Мы тогда жили вместе всей семьей, и, пожалуй, это было для меня самое счастливое и беззаботное время. Оно так и осталось в этом портрете, который висит в Третьяковке с табличкой: «Портрет дочери». Встанешь теперь рядом с ним, и никому из посетителей и в голову не придет, что изображена на этом полотне — ты! Видно, не только внешне, но и внутренне, в самой сущности, меня такой нет и словно никогда и не было. И странно вспоминать, о чем тогда говорила, и думала, и чему смеялась…
Но «зимний» портрет, о котором началась речь, несмотря на то что он написан почти двадцать лет тому назад и уже пятнадцать лет, как нет с нами Петра Петровича, — этот портрет живет для меня моей жизнью до сих пор. Наверно, я где-то задержалась в моем душевном состоянии, как пассажир, который слез с поезда на какой-то остановке подышать свежим воздухом, да так и остался на полустанке, где ему показалось так хорошо, что дальше и ехать некуда!
Я смотрю на этот портрет и словно заряжаюсь токами бодрости и радости. И может быть, оттого, что только к моим пятидесяти годам, когда отец писал меня, я научилась брать от жизни подлинные ценности и скапливать в сердце и мозгу то, что служит постоянной потенцией для движения вперед.

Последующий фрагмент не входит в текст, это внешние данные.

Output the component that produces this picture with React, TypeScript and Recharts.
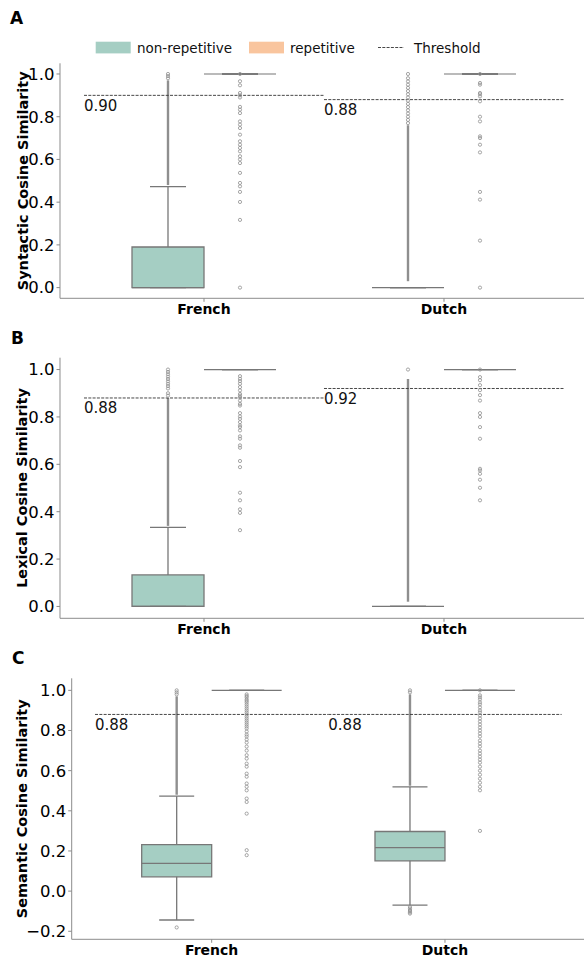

Петру Петровичу было тогда семьдесят семь лет. Был он бодрым, энергичным, отлично работал, и я помню, как, вернувшись однажды домой с дальней прогулки, отряхивая от снега в передней меховые унты, присланные ему кем-то в подарок, говорил:
— Подумай, прошел сквозь метель километров восемь! И ничуть не устал, только проголодался. Обедать скоро будем?
Он входил в низенькие наши комнаты, большой и добрый, и когда подходил к окну, заслоняя его своим крупным телом, то в комнате становилось не темнее, а будто светлее от его присутствия, его спокойствия и мудрости.
— Эк, какой валит снег! И поработать-то не дает, — говорил он, глядя в окно.
Портрет, задуманный отцом, надо было писать в саду. И потому в снегопады дни были нерабочие. Пока решалась поза, делались зарисовки карандашом и портрет был в угле, можно было рисовать в доме, когда же папа взял палитру, надо было выходить в сад, и мы выходили. На расчищенной дорожке устанавливался мольберт с холстом, я становилась на фоне заснеженной яблони, за ней темнели сосны. Дни были морозные, долго не простоишь. На палитре замерзали краски, кисть промерзала до неподвижности. И тогда папа говорил: «Пойдем отогреваться, оттаивать». И мы уходили в дом. В кухне топилась плита, над ней на высоких кринках укладывали палитру, кисти клали в мойку, а сами, раздевшись, шли в столовую, где кипел самовар, и начиналось чаепитие.